Production-oriented definitions of purpose were adequate in the pre-AI era because the organization's identity was shaped by what it produced, and production was constrained by capability. The constraint served a double function: it limited what the organization could attempt, and it thereby defined what the organization was. 'We build backend systems' was not just a capability description but an identity statement that told the organization's members who they were.
When output becomes abundant, production-oriented definitions become tautologies. Every organization with access to AI tools can build software. The production that once defined the organization is now available to everyone, and a purpose available to everyone defines no one.
A judgment-oriented purpose does not define the organization by what it produces but by what it values, what it believes the world needs, and what it is uniquely positioned to contribute. The purpose becomes normative rather than descriptive: not 'we produce X' but 'we believe X matters, and we direct our amplified capability toward making X real.' This requires engagement with questions production-oriented purpose allowed organizations to avoid: What is genuinely valuable? What does the world actually need? And perhaps most important: what will we refuse to build, even though we can build it?
The communication of purpose in the AI age requires more deliberate and pervasive effort than in any previous organizational configuration. In the pre-AI organization, purpose was communicated partly through the structure of work itself — the backend engineer absorbed organizational purpose through the practice of her work. When role boundaries dissolve and work becomes fluid, implicit communication of purpose through work structure dissolves with it. Purpose must now be communicated explicitly, repeatedly, and through every channel the executive can reach.

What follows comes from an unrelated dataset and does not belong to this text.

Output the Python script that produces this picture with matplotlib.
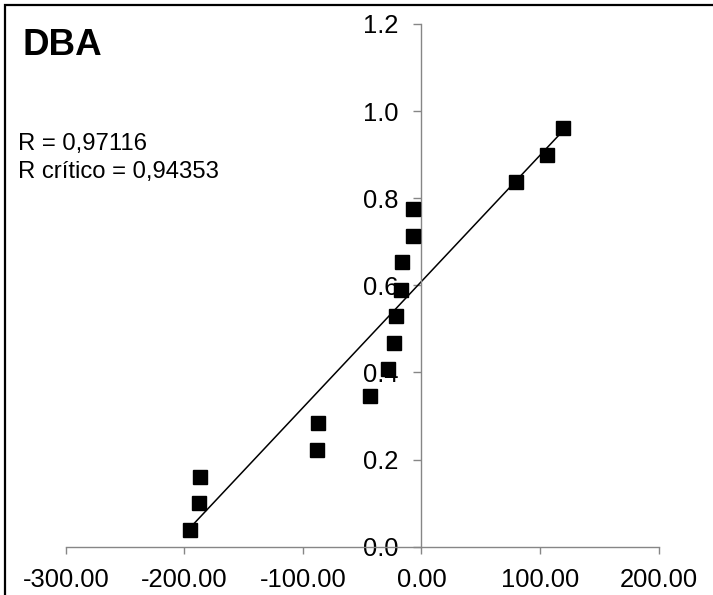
import numpy as np
import matplotlib
matplotlib.use("Agg")
import matplotlib.pyplot as plt
from matplotlib.patches import Rectangle
from matplotlib.ticker import FormatStrFormatter

plt.rcParams['font.family'] = ['Liberation Sans', 'DejaVu Sans']

# DBA residuals and their cumulative plotting positions
x_vals = [-195.5, -187.9, -187.0, -88.2, -87.4, -43.5, -28.6, -23.6,
          -21.4, -17.2, -16.3, -7.3, -7.1, 79.4, 106.1, 119.3]
p_vals = [0.039, 0.101, 0.161, 0.223, 0.285, 0.345, 0.407, 0.468,
          0.529, 0.590, 0.653, 0.714, 0.775, 0.837, 0.899, 0.961]

x_ticks = [-300, -200, -100, 0, 100, 200]
y_ticks = [0.0, 0.2, 0.4, 0.6, 0.8, 1.0, 1.2]

title = "DBA"
stats_lines = ["R = 0,97116", "R crítico = 0,94353"]

axis_gray = "#868686"

fig = plt.figure(figsize=(7.13, 5.95), dpi=100)
ax = fig.add_axes([0.0923, 0.0812, 0.8314, 0.8785])

ax.set_xlim(x_ticks[0], x_ticks[-1])
ax.set_ylim(y_ticks[0], y_ticks[-1])

# linear trend through the points
slope, intercept = np.polyfit(x_vals, p_vals, 1)
xs = np.array([min(x_vals), max(x_vals)])
ax.plot(xs, slope * xs + intercept, color="black", lw=1.1, zorder=2,
        clip_on=False)

ax.plot(x_vals, p_vals, linestyle="none", marker="s", markersize=10.3,
        color="black", zorder=3, clip_on=False)

# axes crossing at the origin
for side in ("top", "right"):
    ax.spines[side].set_visible(False)
ax.spines["left"].set_position(("data", 0))
ax.spines["bottom"].set_position(("data", 0))
for side in ("left", "bottom"):
    ax.spines[side].set_color(axis_gray)
    ax.spines[side].set_linewidth(1.0)

ax.set_xticks(x_ticks)
ax.set_yticks(y_ticks)
ax.xaxis.set_major_formatter(FormatStrFormatter("%.2f"))
ax.yaxis.set_major_formatter(FormatStrFormatter("%.1f"))
ax.tick_params(axis="x", direction="out", length=5, width=1.0,
               color=axis_gray, labelsize=18.4, pad=10)
ax.tick_params(axis="y", direction="out", length=5.5, width=1.0,
               color=axis_gray, labelsize=18.4, pad=11)

ax.patch.set_visible(False)

fig.text(22.7 / 713, 1 - 55 / 595, title, fontsize=26.5, fontweight="bold",
         ha="left", va="baseline")
fig.text(18.3 / 713, 1 - 150 / 595, stats_lines[0], fontsize=17.2,
         ha="left", va="baseline")
fig.text(18.3 / 713, 1 - 178.3 / 595, stats_lines[1], fontsize=17.2,
         ha="left", va="baseline")

# chart border
fig.patches.append(Rectangle((4.5 / 713, -0.1), 1.2, 1.1 - 5.5 / 595,
                             transform=fig.transFigure, fill=False,
                             edgecolor="black", lw=1.6, zorder=0))

fig.savefig("out.png", dpi=100)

Barnard articulated purpose as the third executive function in The Functions of the Executive (1938), where he placed it alongside maintaining communication and securing essential services as the core executive responsibilities.
The concept has acquired new urgency in the AI era as organizations confront the need to articulate purposes that can coordinate judgment when capability is abundant and any action is possible.
Constitutive, not instrumental. Purpose defines what the organization is and what its members become by participating — not merely coordinating action.
Production to judgment. Production-oriented purposes collapse when production becomes abundant; judgment-oriented purposes answer what is worth doing.
The refusal dimension. Morally serious purpose must answer what the organization will refuse to build even though it can.
Explicit communication. When work structure no longer carries implicit purpose, the executive must communicate purpose explicitly and repeatedly.
Embodiment over statement. Purpose is absorbed through observing how the executive's decisions embody purpose in concrete situations, not through reading mission statements.